start

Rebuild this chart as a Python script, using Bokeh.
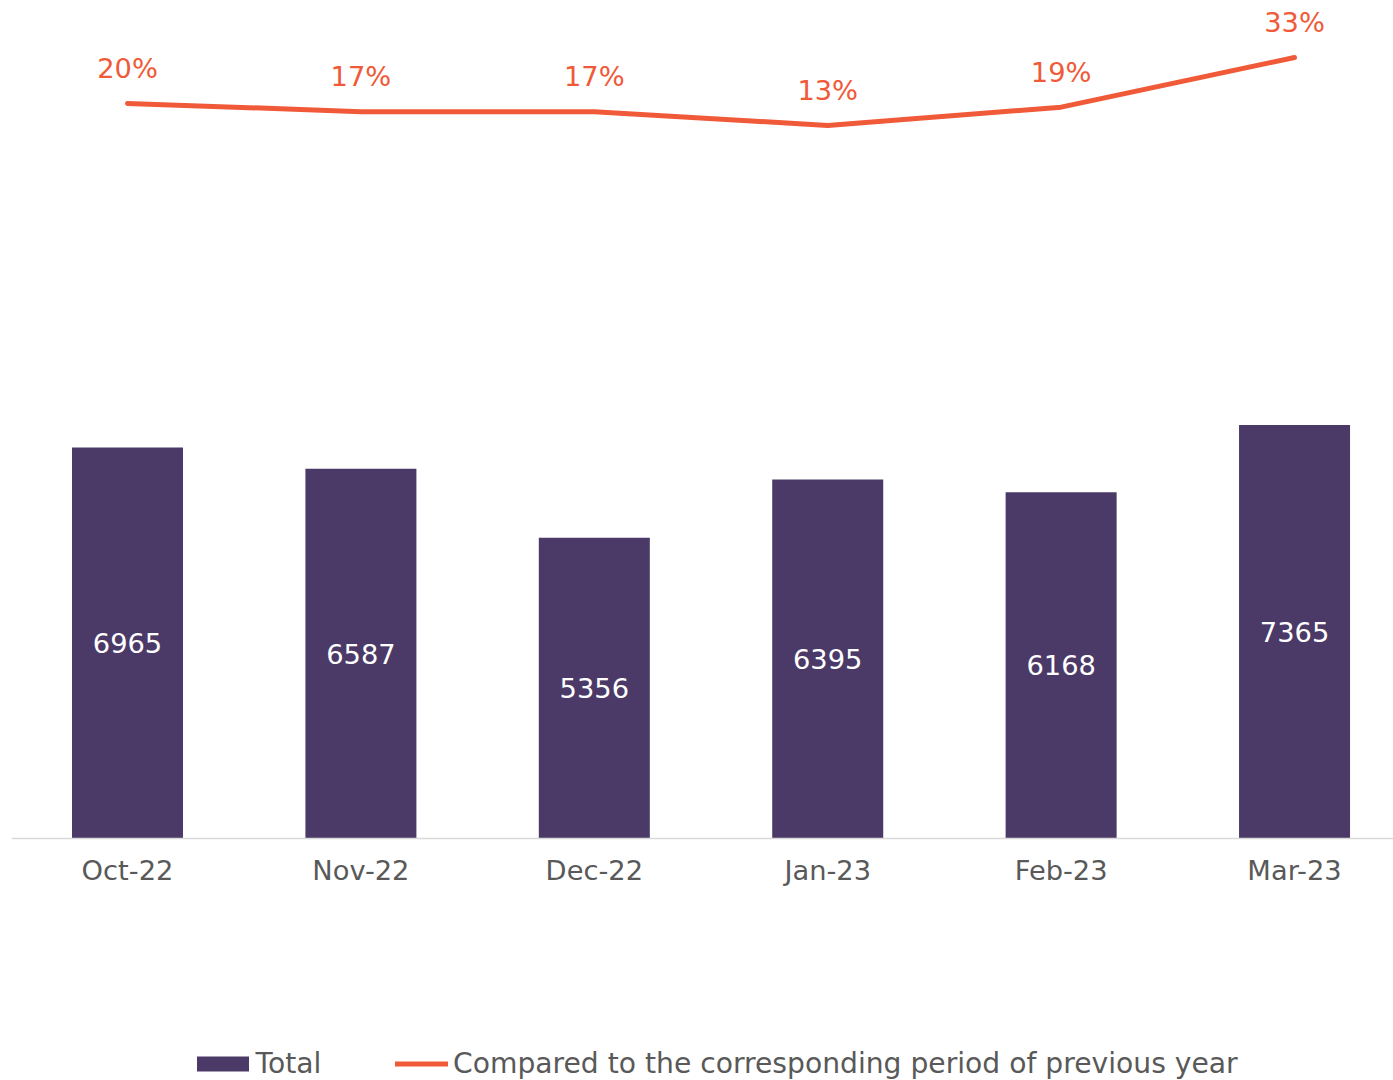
from bokeh.plotting import figure
from bokeh.models import Range1d, FixedTicker, Legend, LegendItem, ColumnDataSource
from bokeh.core.properties import value
from bokeh.embed import file_html
from bokeh.resources import INLINE

months = ["Oct-22", "Nov-22", "Dec-22", "Jan-23", "Feb-23", "Mar-23"]
totals = [6965, 6587, 5356, 6395, 6168, 7365]
pct_change = [19.7, 17.3, 17.3, 13.3, 18.6, 33.0]

BAR = "#4B3A67"
LINE = "#F05A38"
GRAY = "#595959"
FONT = "DejaVu Sans"
FS = "27.3px"
FS_LEG = "28.2px"

xs = list(range(len(months)))
src = ColumnDataSource(dict(
    x=xs,
    total=totals,
    half=[t / 2 for t in totals],
    total_lbl=[str(t) for t in totals],
    pct=pct_change,
    pct_lbl=[f"{round(v):d}%" for v in pct_change],
))

p = figure(width=1393, height=1080, output_backend="svg", toolbar_location=None,
           x_range=Range1d(-0.497, 5.424), y_range=Range1d(-4310, 14926),
           min_border_left=11, min_border_right=0, min_border_top=0, min_border_bottom=0)
p.extra_y_ranges = {"pct": Range1d(-263.52, 49.52)}
p.outline_line_color = None
p.xgrid.visible = False
p.ygrid.visible = False
p.yaxis.visible = False
p.background_fill_color = "white"
p.border_fill_color = "white"

ax = p.xaxis[0]
ax.fixed_location = 0
ax.ticker = FixedTicker(ticks=xs)
ax.major_label_overrides = {i: m for i, m in zip(xs, months)}
ax.axis_line_color = "#D9D9D9"
ax.axis_line_width = 1.5
ax.major_tick_line_color = None
ax.minor_tick_line_color = None
ax.major_tick_in = 0
ax.major_tick_out = 0
ax.major_label_standoff = 16
ax.major_label_text_font = FONT
ax.major_label_text_font_size = FS
ax.major_label_text_color = GRAY

bars = p.vbar(x="x", top="total", width=0.4756, source=src, fill_color=BAR, line_color=None)
p.text(x="x", y="half", text="total_lbl", source=src, text_color="white",
       text_font=value(FONT), text_font_size=FS, text_align="center", text_baseline="middle")

ln = p.line(x="x", y="pct", source=src, y_range_name="pct", line_color=LINE, line_width=5,
            line_cap="round", line_join="round")
p.text(x="x", y="pct", text="pct_lbl", source=src, y_range_name="pct", text_color=LINE,
       text_font=value(FONT), text_font_size=FS, text_align="center",
       text_baseline="alphabetic", y_offset=-35)

leg1 = Legend(items=[LegendItem(label="Total", renderers=[bars])],
              location=(178.5, 0), orientation="horizontal", glyph_width=65, glyph_height=19,
              label_standoff=1, padding=0, margin=0, border_line_color=None,
              background_fill_alpha=0, label_text_font=FONT, label_text_font_size=FS_LEG,
              label_text_color=GRAY)
leg2 = Legend(items=[LegendItem(label="Compared to the corresponding period of previous year",
                                renderers=[ln])],
              location=(384, 0), orientation="horizontal", glyph_width=53, glyph_height=19,
              label_standoff=5, padding=0, margin=0, border_line_color=None,
              background_fill_alpha=0, label_text_font=FONT, label_text_font_size=FS_LEG,
              label_text_color=GRAY)
p.add_layout(leg1)
p.add_layout(leg2)

open("out.html", "w").write(file_html(p, INLINE))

end

◆ **Task to carry out**
Emit the lines of the material exactly, from its first line to the line containing "from bokeh.resources import INLINE", inclusive; leave every picture out.

◆ **Task answer**
Rebuild this chart as a Python script, using Bokeh.
from bokeh.plotting import figure
from bokeh.models import Range1d, FixedTicker, Legend, LegendItem, ColumnDataSource
from bokeh.core.properties import value
from bokeh.embed import file_html
from bokeh.resources import INLINE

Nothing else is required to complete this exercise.